The road to hell is paved with good intentions

A friend of mine recently brought this phrase up in an email.  She says:
K is doing well. She asked me what the opposite of "The road to hell is paved with good intentions" is.  In fact we couldn't agree on what TRHPGI means. She thought it means your intentions don't count, its whether you succeed which counts, as in, if your good intentions bear fruit, you will not go to hell.  
I actually can't get my head around that concept, although I know the expression is not in the Bible, maybe it comes from someone who believes doing good gets you to heaven, and is a warning against promises and ideas which never lead anywhere.

I always thought TRHIPGI means that there is no point doing good and having good intentions, that is the road to hell, and the road to heaven is Trusting in God, Jesus, accepting God's blessings whatever they might be and trusting God through the trials He sends, and doing things you love for the people around you.  If your life is filled with all those things, it is the road to heaven, but as soon as you start trying to "do good", you're on the wrong track.

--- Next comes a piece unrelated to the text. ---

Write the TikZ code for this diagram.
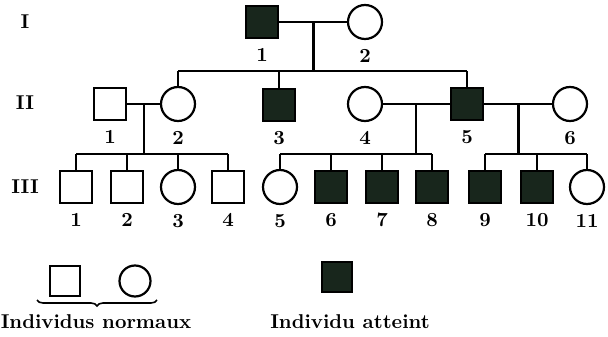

Given that we couldn't decide what the original means, we haven't yet come to decide what the opposite is!!  K thinks the opposite of her interpretation would be something like:  Try try again.  I.e, your intentions are what counts, as long as you are trying it counts.

The opposite of my interpretation of  TRHIPWGI is that the way to get to heaven is by trying to do good.?? which no one would agree with!

I am interested in your thoughts. 
I've always taken the phrase to mean something like, "You can intend to do the right thing and never actually end up doing what's right."  For example, I could have the best of intentions in trying to get my son, who is terrified of spiders, to get over his fear by confronting him with the next spider that I find.  But if the end result is that he jumps several feet in his fear and ends up hitting his head against the corner of a table and getting hurt (which he did last night, in fact, though it wasn't because of a spider), then it doesn't matter how great my intentions might have been, they're worthless considering what came of them.  

According to Bartleby.com, it means, "Merely intending to do good, without actually doing it, is of no value."

Saint Bernard of Clairvaux (1091-1153) apparently said, "Hell is full of good intentions or desires", which may be the origin of the phrase. (source)

The opposite of TRTHIPWGI? How about, "Do Be Do Be Do."  Or maybe "Just do it." Or perhaps, "Don't just sit there. Get off your duff and do something!"  Despite the fact that hell, a religious term, is included in the phrase, I don't think it's meant to be a theological statement so much as a reprimand against those who think simply wanting good things is enough to make a person good.  (I don't mean "good" in the theological sense, either.  I just mean "good" as in, "he's a good person.")

1 comment:

  1. My Grandmother used to say, "If and Maybe had a baby. They called it Never-did." So I suppose that hoping and wishing ain't enough, you really have to make the effort.

    Stopping on the road of life would be the opposite of travelling the road of life. I take it one step at a time. Fortunately, someone went before me, and left some signs for guidance.